** START **

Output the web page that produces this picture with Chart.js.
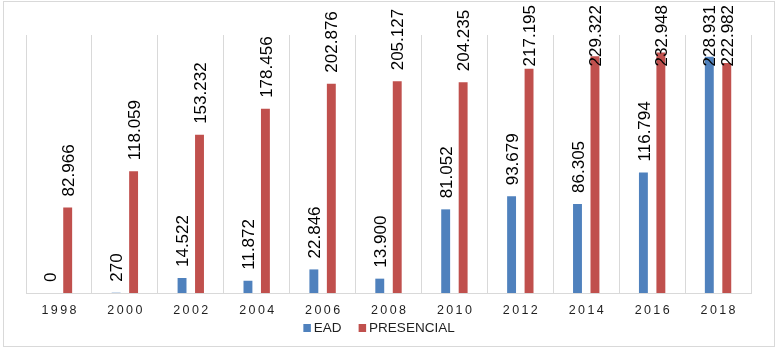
<!DOCTYPE html>
<html>
<head>
<meta charset="utf-8">
<script src="https://cdn.jsdelivr.net/npm/chart.js@4/dist/chart.umd.min.js"></script>
<style>
  html, body { margin: 0; padding: 0; background: #ffffff; }
  #wrap { width: 778px; height: 350px; position: relative; }
</style>
</head>
<body>
<div id="wrap"><canvas id="c" width="778" height="350"></canvas></div>
<script>
const categories = ['1998', '2000', '2002', '2004', '2006', '2008', '2010', '2012', '2014', '2016', '2018'];
const seriesNames = ['EAD', 'PRESENCIAL'];
const eadValues = [0, 270, 14522, 11872, 22846, 13900, 81052, 93679, 86305, 116794, 228931];
const presencialValues = [82966, 118059, 153232, 178456, 202876, 205127, 204235, 217195, 229322, 232948, 222982];
const seriesColors = ['#4f81bd', '#c0504d'];

function fmt(v) {
  return String(Math.round(v)).replace(/\B(?=(\d{3})+(?!\d))/g, '.');
}

const FONT = 'Arial, "Liberation Sans", sans-serif';

const customDraw = {
  id: 'customDraw',
  afterDraw(chart) {
    const ctx = chart.ctx;
    const xs = chart.scales.x;
    const area = chart.chartArea;
    ctx.save();
    // outer border
    ctx.strokeStyle = '#d9d9d9';
    ctx.lineWidth = 1;
    ctx.strokeRect(3.5, 1.5, 771, 345);

    // data labels (rotated)
    const lf = 17;
    ctx.font = lf + 'px ' + FONT;
    ctx.fillStyle = '#000000';
    chart.data.datasets.forEach((ds, di) => {
      const meta = chart.getDatasetMeta(di);
      meta.data.forEach((bar, i) => {
        const txt = fmt(ds.data[i]);
        const w = ctx.measureText(txt).width;
        let y = bar.y - 11;
        if (y - w < 5) y = 5 + w;
        ctx.save();
        ctx.translate(bar.x + lf * 0.36, y);
        ctx.rotate(-Math.PI / 2);
        ctx.textAlign = 'left';
        ctx.textBaseline = 'alphabetic';
        ctx.fillText(txt, 0, 0);
        ctx.restore();
      });
    });

    // x tick labels with letter spacing
    ctx.font = '12.5px ' + FONT;
    ctx.fillStyle = '#1f1f1f';
    ctx.textAlign = 'center';
    ctx.textBaseline = 'middle';
    const ls = 2.4;
    if ('letterSpacing' in ctx) ctx.letterSpacing = ls + 'px';
    categories.forEach((c, i) => {
      const x = xs.getPixelForValue(i);
      ctx.fillText(c, x + ls / 2, area.bottom + 18);
    });
    if ('letterSpacing' in ctx) ctx.letterSpacing = '0px';

    // legend
    const lgf = 13.5;
    ctx.font = lgf + 'px ' + FONT;
    ctx.textAlign = 'left';
    ctx.textBaseline = 'middle';
    const box = 7.5, gapBT = 3, gapItems = 17;
    const items = chart.data.datasets.map(d => ({ label: d.label, color: d.backgroundColor, w: ctx.measureText(d.label).width }));
    let total = 0;
    items.forEach((it, k) => { total += box + gapBT + it.w + (k < items.length - 1 ? gapItems : 0); });
    let x = 379 - total / 2;
    const ly = area.bottom + 35;
    items.forEach(it => {
      ctx.fillStyle = it.color;
      ctx.fillRect(x, ly - 4, box, 8);
      x += box + gapBT;
      ctx.fillStyle = '#1f1f1f';
      ctx.fillText(it.label, x, ly + 0.5);
      x += it.w + gapItems;
    });
    ctx.restore();
  }
};

new Chart(document.getElementById('c'), {
  type: 'bar',
  data: {
    labels: categories,
    datasets: [
      { label: seriesNames[0], data: eadValues, backgroundColor: seriesColors[0], categoryPercentage: 0.53, barPercentage: 0.51 },
      { label: seriesNames[1], data: presencialValues, backgroundColor: seriesColors[1], categoryPercentage: 0.53, barPercentage: 0.51 }
    ]
  },
  options: {
    responsive: false,
    animation: false,
    devicePixelRatio: 1,
    layout: { padding: { left: 26, right: 27, top: 35, bottom: 57 } },
    plugins: {
      legend: { display: false },
      tooltip: { enabled: false }
    },
    scales: {
      x: {
        offset: true,
        grid: { display: true, offset: true, color: '#d9d9d9', lineWidth: 1, drawTicks: false },
        border: { display: true, color: '#d9d9d9' },
        ticks: { display: false },
        afterFit(scale) { scale.height = 0; }
      },
      y: {
        display: false,
        min: 0,
        max: 250000
      }
    }
  },
  plugins: [customDraw]
});
</script>
</body>
</html>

** END **

● Task directions: Write out the full listing verbatim, excluding its pictures.

● Reply:
Output the web page that produces this picture with Chart.js.
<!DOCTYPE html>
<html>
<head>
<meta charset="utf-8">
<script src="https://cdn.jsdelivr.net/npm/chart.js@4/dist/chart.umd.min.js"></script>
<style>
  html, body { margin: 0; padding: 0; background: #ffffff; }
  #wrap { width: 778px; height: 350px; position: relative; }
</style>
</head>
<body>
<div id="wrap"><canvas id="c" width="778" height="350"></canvas></div>
<script>
const categories = ['1998', '2000', '2002', '2004', '2006', '2008', '2010', '2012', '2014', '2016', '2018'];
const seriesNames = ['EAD', 'PRESENCIAL'];
const eadValues = [0, 270, 14522, 11872, 22846, 13900, 81052, 93679, 86305, 116794, 228931];
const presencialValues = [82966, 118059, 153232, 178456, 202876, 205127, 204235, 217195, 229322, 232948, 222982];
const seriesColors = ['#4f81bd', '#c0504d'];

function fmt(v) {
  return String(Math.round(v)).replace(/\B(?=(\d{3})+(?!\d))/g, '.');
}

const FONT = 'Arial, "Liberation Sans", sans-serif';

const customDraw = {
  id: 'customDraw',
  afterDraw(chart) {
    const ctx = chart.ctx;
    const xs = chart.scales.x;
    const area = chart.chartArea;
    ctx.save();
    // outer border
    ctx.strokeStyle = '#d9d9d9';
    ctx.lineWidth = 1;
    ctx.strokeRect(3.5, 1.5, 771, 345);

    // data labels (rotated)
    const lf = 17;
    ctx.font = lf + 'px ' + FONT;
    ctx.fillStyle = '#000000';
    chart.data.datasets.forEach((ds, di) => {
      const meta = chart.getDatasetMeta(di);
      meta.data.forEach((bar, i) => {
        const txt = fmt(ds.data[i]);
        const w = ctx.measureText(txt).width;
        let y = bar.y - 11;
        if (y - w < 5) y = 5 + w;
        ctx.save();
        ctx.translate(bar.x + lf * 0.36, y);
        ctx.rotate(-Math.PI / 2);
        ctx.textAlign = 'left';
        ctx.textBaseline = 'alphabetic';
        ctx.fillText(txt, 0, 0);
        ctx.restore();
      });
    });

    // x tick labels with letter spacing
    ctx.font = '12.5px ' + FONT;
    ctx.fillStyle = '#1f1f1f';
    ctx.textAlign = 'center';
    ctx.textBaseline = 'middle';
    const ls = 2.4;
    if ('letterSpacing' in ctx) ctx.letterSpacing = ls + 'px';
    categories.forEach((c, i) => {
      const x = xs.getPixelForValue(i);
      ctx.fillText(c, x + ls / 2, area.bottom + 18);
    });
    if ('letterSpacing' in ctx) ctx.letterSpacing = '0px';

    // legend
    const lgf = 13.5;
    ctx.font = lgf + 'px ' + FONT;
    ctx.textAlign = 'left';
    ctx.textBaseline = 'middle';
    const box = 7.5, gapBT = 3, gapItems = 17;
    const items = chart.data.datasets.map(d => ({ label: d.label, color: d.backgroundColor, w: ctx.measureText(d.label).width }));
    let total = 0;
    items.forEach((it, k) => { total += box + gapBT + it.w + (k < items.length - 1 ? gapItems : 0); });
    let x = 379 - total / 2;
    const ly = area.bottom + 35;
    items.forEach(it => {
      ctx.fillStyle = it.color;
      ctx.fillRect(x, ly - 4, box, 8);
      x += box + gapBT;
      ctx.fillStyle = '#1f1f1f';
      ctx.fillText(it.label, x, ly + 0.5);
      x += it.w + gapItems;
    });
    ctx.restore();
  }
};

new Chart(document.getElementById('c'), {
  type: 'bar',
  data: {
    labels: categories,
    datasets: [
      { label: seriesNames[0], data: eadValues, backgroundColor: seriesColors[0], categoryPercentage: 0.53, barPercentage: 0.51 },
      { label: seriesNames[1], data: presencialValues, backgroundColor: seriesColors[1], categoryPercentage: 0.53, barPercentage: 0.51 }
    ]
  },
  options: {
    responsive: false,
    animation: false,
    devicePixelRatio: 1,
    layout: { padding: { left: 26, right: 27, top: 35, bottom: 57 } },
    plugins: {
      legend: { display: false },
      tooltip: { enabled: false }
    },
    scales: {
      x: {
        offset: true,
        grid: { display: true, offset: true, color: '#d9d9d9', lineWidth: 1, drawTicks: false },
        border: { display: true, color: '#d9d9d9' },
        ticks: { display: false },
        afterFit(scale) { scale.height = 0; }
      },
      y: {
        display: false,
        min: 0,
        max: 250000
      }
    }
  },
  plugins: [customDraw]
});
</script>
</body>
</html>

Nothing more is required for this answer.